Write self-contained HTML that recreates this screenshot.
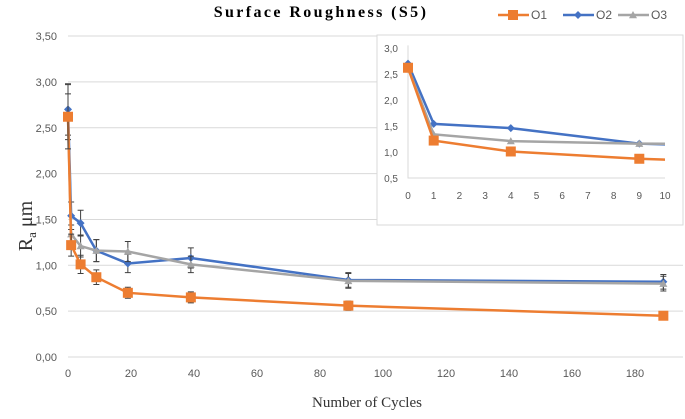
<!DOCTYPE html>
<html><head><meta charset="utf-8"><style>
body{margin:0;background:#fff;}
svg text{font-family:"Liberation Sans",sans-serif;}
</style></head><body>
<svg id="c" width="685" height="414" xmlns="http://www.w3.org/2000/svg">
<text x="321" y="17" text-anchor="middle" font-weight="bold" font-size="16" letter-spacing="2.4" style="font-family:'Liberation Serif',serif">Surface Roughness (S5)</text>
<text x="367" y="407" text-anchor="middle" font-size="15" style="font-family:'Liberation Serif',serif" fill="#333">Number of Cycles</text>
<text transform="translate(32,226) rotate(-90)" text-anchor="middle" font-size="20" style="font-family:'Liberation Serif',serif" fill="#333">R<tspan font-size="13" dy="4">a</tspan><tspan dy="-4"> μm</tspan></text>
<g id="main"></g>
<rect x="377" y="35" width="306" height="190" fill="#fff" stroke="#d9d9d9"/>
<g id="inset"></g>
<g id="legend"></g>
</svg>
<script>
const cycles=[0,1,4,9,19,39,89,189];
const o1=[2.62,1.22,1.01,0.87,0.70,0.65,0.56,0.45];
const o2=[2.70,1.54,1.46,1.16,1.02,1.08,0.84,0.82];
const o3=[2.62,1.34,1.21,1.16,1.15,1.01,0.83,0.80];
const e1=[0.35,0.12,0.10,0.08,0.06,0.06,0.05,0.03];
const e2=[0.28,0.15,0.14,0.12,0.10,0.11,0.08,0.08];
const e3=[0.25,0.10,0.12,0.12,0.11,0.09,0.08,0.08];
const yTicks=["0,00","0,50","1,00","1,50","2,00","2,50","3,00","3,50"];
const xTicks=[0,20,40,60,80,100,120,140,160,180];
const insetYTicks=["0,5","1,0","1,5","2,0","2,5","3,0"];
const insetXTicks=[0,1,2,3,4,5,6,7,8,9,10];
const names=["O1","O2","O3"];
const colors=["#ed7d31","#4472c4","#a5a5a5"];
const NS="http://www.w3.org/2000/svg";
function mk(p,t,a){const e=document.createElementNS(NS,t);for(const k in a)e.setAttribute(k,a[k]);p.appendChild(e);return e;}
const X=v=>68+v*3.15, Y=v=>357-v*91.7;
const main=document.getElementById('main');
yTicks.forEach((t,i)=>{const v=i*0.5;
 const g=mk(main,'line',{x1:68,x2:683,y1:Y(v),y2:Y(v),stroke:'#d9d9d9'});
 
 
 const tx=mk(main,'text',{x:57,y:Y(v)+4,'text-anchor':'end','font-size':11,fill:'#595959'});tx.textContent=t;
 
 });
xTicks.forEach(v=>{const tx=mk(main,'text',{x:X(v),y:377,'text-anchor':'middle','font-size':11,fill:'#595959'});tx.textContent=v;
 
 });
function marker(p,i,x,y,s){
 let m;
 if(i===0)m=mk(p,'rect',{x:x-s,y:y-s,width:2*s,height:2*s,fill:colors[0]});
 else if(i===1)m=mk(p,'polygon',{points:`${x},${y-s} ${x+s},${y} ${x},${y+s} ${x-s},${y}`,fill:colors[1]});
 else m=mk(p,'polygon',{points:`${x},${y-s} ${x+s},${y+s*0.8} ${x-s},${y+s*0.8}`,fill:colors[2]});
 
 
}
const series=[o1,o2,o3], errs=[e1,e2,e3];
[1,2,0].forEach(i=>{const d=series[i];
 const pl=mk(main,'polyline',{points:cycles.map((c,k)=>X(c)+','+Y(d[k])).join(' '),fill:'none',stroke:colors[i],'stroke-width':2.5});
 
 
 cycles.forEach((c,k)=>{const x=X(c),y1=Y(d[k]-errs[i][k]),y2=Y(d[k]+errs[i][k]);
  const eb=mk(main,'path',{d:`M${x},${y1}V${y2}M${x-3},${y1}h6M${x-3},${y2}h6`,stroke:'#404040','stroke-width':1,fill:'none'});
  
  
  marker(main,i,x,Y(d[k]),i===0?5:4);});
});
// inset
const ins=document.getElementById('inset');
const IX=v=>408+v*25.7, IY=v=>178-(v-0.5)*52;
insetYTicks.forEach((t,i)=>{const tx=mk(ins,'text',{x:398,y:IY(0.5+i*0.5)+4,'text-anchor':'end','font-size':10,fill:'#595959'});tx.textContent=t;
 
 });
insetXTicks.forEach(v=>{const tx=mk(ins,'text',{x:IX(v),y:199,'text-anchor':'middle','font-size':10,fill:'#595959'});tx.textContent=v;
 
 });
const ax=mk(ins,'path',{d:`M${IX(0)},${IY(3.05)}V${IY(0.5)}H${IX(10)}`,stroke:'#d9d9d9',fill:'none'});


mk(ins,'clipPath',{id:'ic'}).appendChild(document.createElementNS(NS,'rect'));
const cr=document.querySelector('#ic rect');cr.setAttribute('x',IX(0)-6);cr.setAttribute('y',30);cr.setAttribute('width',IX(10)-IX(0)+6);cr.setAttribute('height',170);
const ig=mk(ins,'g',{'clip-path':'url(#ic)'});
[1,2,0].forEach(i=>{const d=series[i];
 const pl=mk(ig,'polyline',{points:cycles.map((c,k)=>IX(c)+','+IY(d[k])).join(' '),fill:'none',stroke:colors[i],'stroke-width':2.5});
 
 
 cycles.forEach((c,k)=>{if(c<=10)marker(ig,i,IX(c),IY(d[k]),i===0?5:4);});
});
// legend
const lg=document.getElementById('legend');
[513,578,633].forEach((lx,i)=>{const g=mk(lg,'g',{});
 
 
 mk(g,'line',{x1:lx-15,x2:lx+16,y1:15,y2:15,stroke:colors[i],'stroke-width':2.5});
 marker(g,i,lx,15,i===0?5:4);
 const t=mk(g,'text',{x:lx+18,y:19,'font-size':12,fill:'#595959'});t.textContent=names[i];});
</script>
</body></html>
=======
:: YOUR OBJECTIVE ::
Repeat the data exactly in full, omitting its pictures.

:: WRITTEN SOLUTION ::
Write self-contained HTML that recreates this screenshot.
<!DOCTYPE html>
<html><head><meta charset="utf-8"><style>
body{margin:0;background:#fff;}
svg text{font-family:"Liberation Sans",sans-serif;}
</style></head><body>
<svg id="c" width="685" height="414" xmlns="http://www.w3.org/2000/svg">
<text x="321" y="17" text-anchor="middle" font-weight="bold" font-size="16" letter-spacing="2.4" style="font-family:'Liberation Serif',serif">Surface Roughness (S5)</text>
<text x="367" y="407" text-anchor="middle" font-size="15" style="font-family:'Liberation Serif',serif" fill="#333">Number of Cycles</text>
<text transform="translate(32,226) rotate(-90)" text-anchor="middle" font-size="20" style="font-family:'Liberation Serif',serif" fill="#333">R<tspan font-size="13" dy="4">a</tspan><tspan dy="-4"> μm</tspan></text>
<g id="main"></g>
<rect x="377" y="35" width="306" height="190" fill="#fff" stroke="#d9d9d9"/>
<g id="inset"></g>
<g id="legend"></g>
</svg>
<script>
const cycles=[0,1,4,9,19,39,89,189];
const o1=[2.62,1.22,1.01,0.87,0.70,0.65,0.56,0.45];
const o2=[2.70,1.54,1.46,1.16,1.02,1.08,0.84,0.82];
const o3=[2.62,1.34,1.21,1.16,1.15,1.01,0.83,0.80];
const e1=[0.35,0.12,0.10,0.08,0.06,0.06,0.05,0.03];
const e2=[0.28,0.15,0.14,0.12,0.10,0.11,0.08,0.08];
const e3=[0.25,0.10,0.12,0.12,0.11,0.09,0.08,0.08];
const yTicks=["0,00","0,50","1,00","1,50","2,00","2,50","3,00","3,50"];
const xTicks=[0,20,40,60,80,100,120,140,160,180];
const insetYTicks=["0,5","1,0","1,5","2,0","2,5","3,0"];
const insetXTicks=[0,1,2,3,4,5,6,7,8,9,10];
const names=["O1","O2","O3"];
const colors=["#ed7d31","#4472c4","#a5a5a5"];
const NS="http://www.w3.org/2000/svg";
function mk(p,t,a){const e=document.createElementNS(NS,t);for(const k in a)e.setAttribute(k,a[k]);p.appendChild(e);return e;}
const X=v=>68+v*3.15, Y=v=>357-v*91.7;
const main=document.getElementById('main');
yTicks.forEach((t,i)=>{const v=i*0.5;
 const g=mk(main,'line',{x1:68,x2:683,y1:Y(v),y2:Y(v),stroke:'#d9d9d9'});
 
 
 const tx=mk(main,'text',{x:57,y:Y(v)+4,'text-anchor':'end','font-size':11,fill:'#595959'});tx.textContent=t;
 
 });
xTicks.forEach(v=>{const tx=mk(main,'text',{x:X(v),y:377,'text-anchor':'middle','font-size':11,fill:'#595959'});tx.textContent=v;
 
 });
function marker(p,i,x,y,s){
 let m;
 if(i===0)m=mk(p,'rect',{x:x-s,y:y-s,width:2*s,height:2*s,fill:colors[0]});
 else if(i===1)m=mk(p,'polygon',{points:`${x},${y-s} ${x+s},${y} ${x},${y+s} ${x-s},${y}`,fill:colors[1]});
 else m=mk(p,'polygon',{points:`${x},${y-s} ${x+s},${y+s*0.8} ${x-s},${y+s*0.8}`,fill:colors[2]});
 
 
}
const series=[o1,o2,o3], errs=[e1,e2,e3];
[1,2,0].forEach(i=>{const d=series[i];
 const pl=mk(main,'polyline',{points:cycles.map((c,k)=>X(c)+','+Y(d[k])).join(' '),fill:'none',stroke:colors[i],'stroke-width':2.5});
 
 
 cycles.forEach((c,k)=>{const x=X(c),y1=Y(d[k]-errs[i][k]),y2=Y(d[k]+errs[i][k]);
  const eb=mk(main,'path',{d:`M${x},${y1}V${y2}M${x-3},${y1}h6M${x-3},${y2}h6`,stroke:'#404040','stroke-width':1,fill:'none'});
  
  
  marker(main,i,x,Y(d[k]),i===0?5:4);});
});
// inset
const ins=document.getElementById('inset');
const IX=v=>408+v*25.7, IY=v=>178-(v-0.5)*52;
insetYTicks.forEach((t,i)=>{const tx=mk(ins,'text',{x:398,y:IY(0.5+i*0.5)+4,'text-anchor':'end','font-size':10,fill:'#595959'});tx.textContent=t;
 
 });
insetXTicks.forEach(v=>{const tx=mk(ins,'text',{x:IX(v),y:199,'text-anchor':'middle','font-size':10,fill:'#595959'});tx.textContent=v;
 
 });
const ax=mk(ins,'path',{d:`M${IX(0)},${IY(3.05)}V${IY(0.5)}H${IX(10)}`,stroke:'#d9d9d9',fill:'none'});


mk(ins,'clipPath',{id:'ic'}).appendChild(document.createElementNS(NS,'rect'));
const cr=document.querySelector('#ic rect');cr.setAttribute('x',IX(0)-6);cr.setAttribute('y',30);cr.setAttribute('width',IX(10)-IX(0)+6);cr.setAttribute('height',170);
const ig=mk(ins,'g',{'clip-path':'url(#ic)'});
[1,2,0].forEach(i=>{const d=series[i];
 const pl=mk(ig,'polyline',{points:cycles.map((c,k)=>IX(c)+','+IY(d[k])).join(' '),fill:'none',stroke:colors[i],'stroke-width':2.5});
 
 
 cycles.forEach((c,k)=>{if(c<=10)marker(ig,i,IX(c),IY(d[k]),i===0?5:4);});
});
// legend
const lg=document.getElementById('legend');
[513,578,633].forEach((lx,i)=>{const g=mk(lg,'g',{});
 
 
 mk(g,'line',{x1:lx-15,x2:lx+16,y1:15,y2:15,stroke:colors[i],'stroke-width':2.5});
 marker(g,i,lx,15,i===0?5:4);
 const t=mk(g,'text',{x:lx+18,y:19,'font-size':12,fill:'#595959'});t.textContent=names[i];});
</script>
</body></html>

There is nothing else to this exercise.